## start
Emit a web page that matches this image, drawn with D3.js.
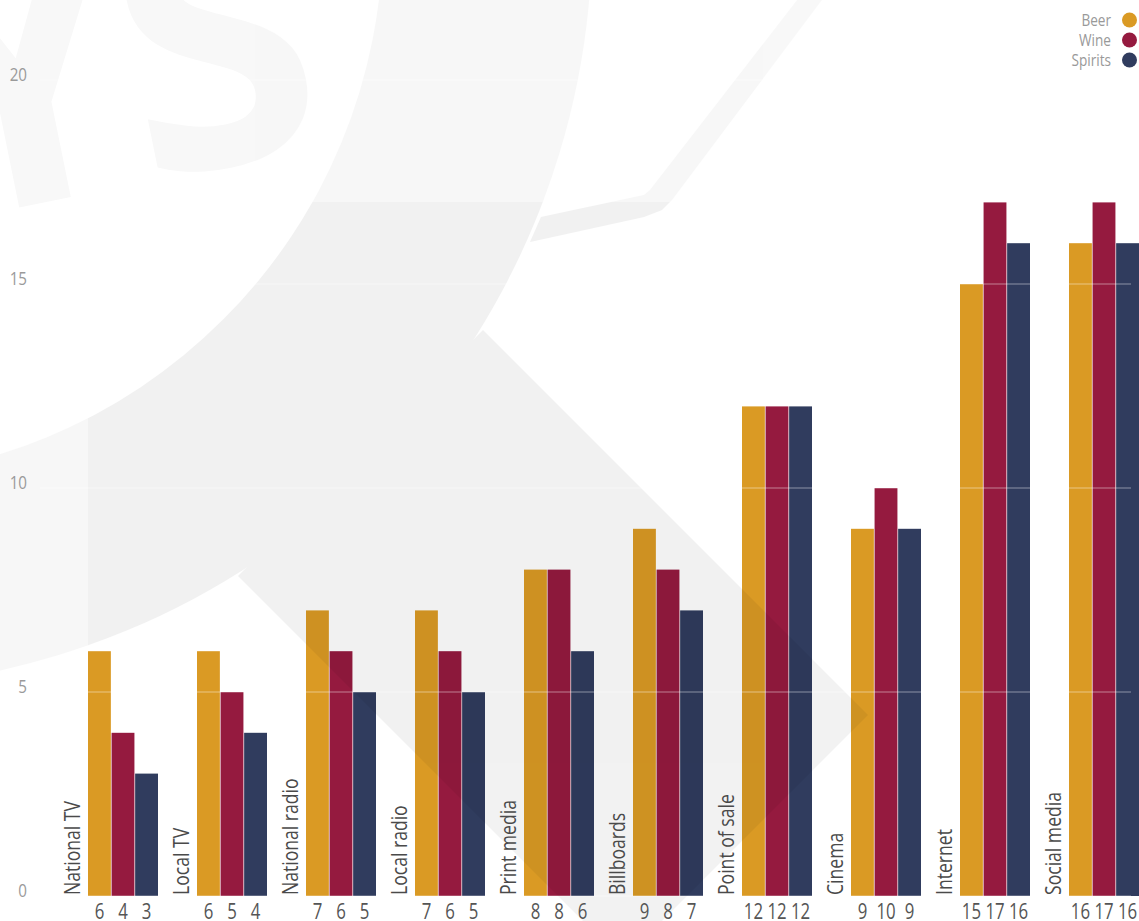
<!DOCTYPE html>
<html>
<head>
<meta charset="utf-8">
<script src="https://cdn.jsdelivr.net/npm/d3@7"></script>
<style>
  html, body { margin: 0; padding: 0; background: #fff; }
  svg { display: block; font-family: "Open Sans", "Noto Sans", sans-serif; }
</style>
</head>
<body>
<script>
/* DATA */
var categories = ["National TV", "Local TV", "National radio", "Local radio", "Print media",
                  "Billboards", "Point of sale", "Cinema", "Internet", "Social media"];
var seriesNames = ["Beer", "Wine", "Spirits"];
var beer    = [6, 6, 7, 7, 8, 9, 12, 9, 15, 16];
var wine    = [4, 5, 6, 6, 8, 8, 12, 10, 17, 17];
var spirits = [3, 4, 5, 5, 6, 7, 12, 9, 16, 16];
var yTicks  = [0, 5, 10, 15, 20];
var colors  = ["#da9a24", "#951a3f", "#303c5e"];

/* GLOBALS */
var width = 1139, height = 921;
var condense = 0.8;   // fonts are narrower in the original

var svg = d3.select("body").append("svg")
  .attr("width", width)
  .attr("height", height);

// scales
var x0 = d3.scaleBand()
  .domain(categories)
  .range([49, width]);

var x1 = d3.scaleBand()
  .domain(seriesNames)
  .range([39, x0.step()])
  .paddingInner(0.03);

var y = d3.scaleLinear()
  .domain([0, 20])
  .range([896, 80]);

var rows = categories.map(function (c, i) {
  return { cat: c, values: [beer[i], wine[i], spirits[i]] };
});

// helper for narrow text
function label(g, x, yy, txt, rot) {
  return g.append("text")
    .attr("transform", "translate(" + x + "," + yy + ")" + (rot ? " rotate(" + rot + ")" : "") + " scale(" + condense + ",1)")
    .text(txt);
}

/* BARS */
var groups = svg.append("g").selectAll("g")
  .data(rows)
  .enter().append("g")
  .attr("transform", function (d) { return "translate(" + x0(d.cat) + ",0)"; });

groups.selectAll("rect")
  .data(function (d) { return d.values.map(function (v, k) { return { s: seriesNames[k], v: v, k: k }; }); })
  .enter().append("rect")
  .attr("x", function (d) { return x1(d.s); })
  .attr("width", x1.bandwidth())
  .attr("y", function (d) { return y(d.v); })
  .attr("height", function (d) { return y(0) - y(d.v); })
  .attr("fill", function (d) { return colors[d.k]; });

/* WATERMARK (logo drawn faintly over everything) */
var defs = svg.append("defs");
defs.append("clipPath").attr("id", "inRect")
  .append("rect").attr("x", 88).attr("y", 202).attr("width", width).attr("height", height);
defs.append("clipPath").attr("id", "outRect")
  .append("path")
  .attr("clip-rule", "evenodd")
  .attr("d", "M0,0H" + width + "V" + height + "H0Z M88,202H" + (width + 10) + "V" + (height + 10) + "H88Z");

var cx = -162, cy = -66, rOut = 754, rIn = 545;
var ringPath = d3.path();
ringPath.moveTo(cx + rOut, cy); ringPath.arc(cx, cy, rOut, 0, 2 * Math.PI);
ringPath.moveTo(cx + rIn, cy);  ringPath.arc(cx, cy, rIn, 0, 2 * Math.PI);

var chevron = [[483, 330], [868, 715], [662, 921], [583, 921], [238, 576]];
var stroke = [[541, 217], [644, 195], [650, 190], [797, 0], [822, 0], [672, 200], [662, 210], [644, 217], [530, 242]];

function drawLogo(g) {
  g.append("path").attr("d", ringPath.toString()).attr("fill-rule", "evenodd");
  g.append("path").attr("d", d3.line()(chevron) + "Z");
  g.append("path").attr("d", d3.line()(stroke) + "Z");
  g.append("text")
    .attr("transform", "translate(-62,224) rotate(-11.5)")
    .attr("font-family", "Open Sans")
    .attr("font-weight", "bold")
    .attr("font-size", 350)
    .attr("letter-spacing", -8)
    .text("YS");
}
drawLogo(svg.append("g").attr("clip-path", "url(#outRect)").attr("opacity", 0.027));
drawLogo(svg.append("g").attr("clip-path", "url(#inRect)").attr("opacity", 0.05));

/* GRIDLINES over the bars */
svg.append("g").selectAll("line")
  .data(yTicks)
  .enter().append("line")
  .attr("x1", 40).attr("x2", 1131)
  .attr("y1", function (d) { return y(d); })
  .attr("y2", function (d) { return y(d); })
  .attr("stroke", "rgba(255,255,255,0.45)")
  .attr("stroke-width", 1.2);

/* Y LABELS */
var yAxis = svg.append("g")
  .attr("fill", "#9a9a9a")
  .attr("font-size", 19)
  .attr("text-anchor", "end");
yTicks.forEach(function (t) { label(yAxis, 27, y(t) + 1, t); });

/* CATEGORY LABELS (rotated) */
var catG = svg.append("g")
  .attr("fill", "#4a4a4a")
  .attr("font-size", 22);
categories.forEach(function (c) { label(catG, x0(c) + 31, 895, c, -90); });

/* VALUE LABELS under the bars */
var valG = svg.append("g")
  .attr("fill", "#555")
  .attr("font-size", 21)
  .attr("text-anchor", "middle");
rows.forEach(function (r) {
  r.values.forEach(function (v, k) {
    label(valG, x0(r.cat) + x1(seriesNames[k]) + x1.bandwidth() / 2, 919, v);
  });
});

/* LEGEND */
var legend = svg.append("g");
seriesNames.forEach(function (s, k) {
  var ly = 20 + k * 20;
  legend.append("circle")
    .attr("cx", 1129.5).attr("cy", ly).attr("r", 7.5)
    .attr("fill", colors[k]);
  label(legend, 1111, ly + 6, s)
    .attr("fill", "#999")
    .attr("font-size", 17)
    .attr("text-anchor", "end");
});
</script>
</body>
</html>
## end
Count the lines above that contain the word "drawn". Give only the number.

2